In zwölf EU-Mitgliedstaaten (Bulgarien, Zypern, Tschechien, Estland, Finnland, Deutschland, Ungarn, Lettland, Polen, Slowenien, Slowakei und Schweden) erfordert die Durchführung eines Verfahrens nach dem Weltrechtsprinzip keine spezifischen Kriterien. In der Praxis leiten auch diese Staaten jedoch nur dann ein Verfahren ein, wenn sich der*die Verdächtige in ihrem Hoheitsgebiet aufhält.
Im Jahr 2023 wurden in mehreren Mitgliedstaaten der Europäischen Union Verfahren aufgrund des Weltrechtsprinzips durchgeführt. Die Anzahl der Verfahren hat sich in den letzten Jahren leicht erhöht. Dieser Trend wird wahrscheinlich aufgrund der Gräueltaten im Krieg gegen die Ukraine anhalten.
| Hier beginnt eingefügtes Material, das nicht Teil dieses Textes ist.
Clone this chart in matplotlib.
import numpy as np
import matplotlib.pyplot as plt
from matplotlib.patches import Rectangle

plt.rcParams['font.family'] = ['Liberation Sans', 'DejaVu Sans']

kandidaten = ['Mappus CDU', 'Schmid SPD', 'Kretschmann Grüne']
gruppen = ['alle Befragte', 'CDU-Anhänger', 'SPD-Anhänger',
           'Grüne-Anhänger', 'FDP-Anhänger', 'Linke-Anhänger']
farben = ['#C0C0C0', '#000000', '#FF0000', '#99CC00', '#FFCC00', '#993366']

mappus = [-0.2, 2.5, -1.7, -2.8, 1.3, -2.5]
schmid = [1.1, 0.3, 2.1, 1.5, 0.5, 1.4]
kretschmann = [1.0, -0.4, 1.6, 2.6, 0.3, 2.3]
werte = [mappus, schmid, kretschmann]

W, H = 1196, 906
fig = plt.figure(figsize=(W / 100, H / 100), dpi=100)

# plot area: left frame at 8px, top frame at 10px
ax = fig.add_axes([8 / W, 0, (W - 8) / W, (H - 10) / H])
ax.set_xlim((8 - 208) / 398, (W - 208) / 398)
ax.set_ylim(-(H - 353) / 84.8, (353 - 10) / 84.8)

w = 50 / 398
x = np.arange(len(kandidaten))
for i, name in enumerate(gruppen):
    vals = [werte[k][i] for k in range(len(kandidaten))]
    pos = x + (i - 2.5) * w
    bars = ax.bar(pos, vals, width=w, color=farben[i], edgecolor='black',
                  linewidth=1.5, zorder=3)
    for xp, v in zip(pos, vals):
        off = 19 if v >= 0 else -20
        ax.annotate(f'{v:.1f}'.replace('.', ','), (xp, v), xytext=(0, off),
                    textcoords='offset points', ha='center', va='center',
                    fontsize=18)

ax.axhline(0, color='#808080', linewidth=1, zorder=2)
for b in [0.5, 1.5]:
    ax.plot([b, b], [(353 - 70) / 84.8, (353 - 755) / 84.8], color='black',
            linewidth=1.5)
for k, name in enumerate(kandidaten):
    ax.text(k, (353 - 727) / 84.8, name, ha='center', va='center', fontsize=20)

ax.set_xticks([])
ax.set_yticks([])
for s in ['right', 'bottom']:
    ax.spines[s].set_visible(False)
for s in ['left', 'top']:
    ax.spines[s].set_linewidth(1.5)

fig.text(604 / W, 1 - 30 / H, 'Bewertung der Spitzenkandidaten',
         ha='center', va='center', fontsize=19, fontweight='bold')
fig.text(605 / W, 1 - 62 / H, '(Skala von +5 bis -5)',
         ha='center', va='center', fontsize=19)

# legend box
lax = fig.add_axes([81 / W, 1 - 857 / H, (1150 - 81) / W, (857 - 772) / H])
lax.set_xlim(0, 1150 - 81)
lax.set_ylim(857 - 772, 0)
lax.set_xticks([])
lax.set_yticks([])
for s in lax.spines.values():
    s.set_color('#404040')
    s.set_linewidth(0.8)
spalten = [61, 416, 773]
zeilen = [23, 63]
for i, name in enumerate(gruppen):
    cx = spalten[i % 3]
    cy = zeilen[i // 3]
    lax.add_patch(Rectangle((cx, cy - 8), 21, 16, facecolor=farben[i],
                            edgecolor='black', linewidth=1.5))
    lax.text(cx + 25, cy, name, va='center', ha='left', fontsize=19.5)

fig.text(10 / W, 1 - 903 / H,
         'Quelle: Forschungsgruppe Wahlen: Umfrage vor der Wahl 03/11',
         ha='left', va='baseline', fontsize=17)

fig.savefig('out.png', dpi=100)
Fazit: Obwohl das Weltrechtsprinzip in den meisten EU-Mitgliedstaaten rechtlich verankert ist, beschränken sich nahezu alle auf dieser Grundlage durchgeführten Gerichtsverfahren auf einige wenige Mitgliedstaaten. So ergingen in Spanien von 2009 bis 2017 28 erstinstanzliche Urteile unter der Anwendung des Weltrechtsprinzips, seit 2018 jedoch kein einziges. Mittlerweile finden das Weltrechtsprinzip in zwei Ländern am häufigsten Anwendung: Deutschland (30 erstinstanzliche Urteile von 2014 bis 2024) und Frankreich (15 erstinstanzliche Urteile von 2014 bis 2024). Abgesehen von einigen wenigen Fällen, finden Gerichtsverfahren aufgrund des Weltrechtsprinzips nahezu ausschließlich in Europa statt.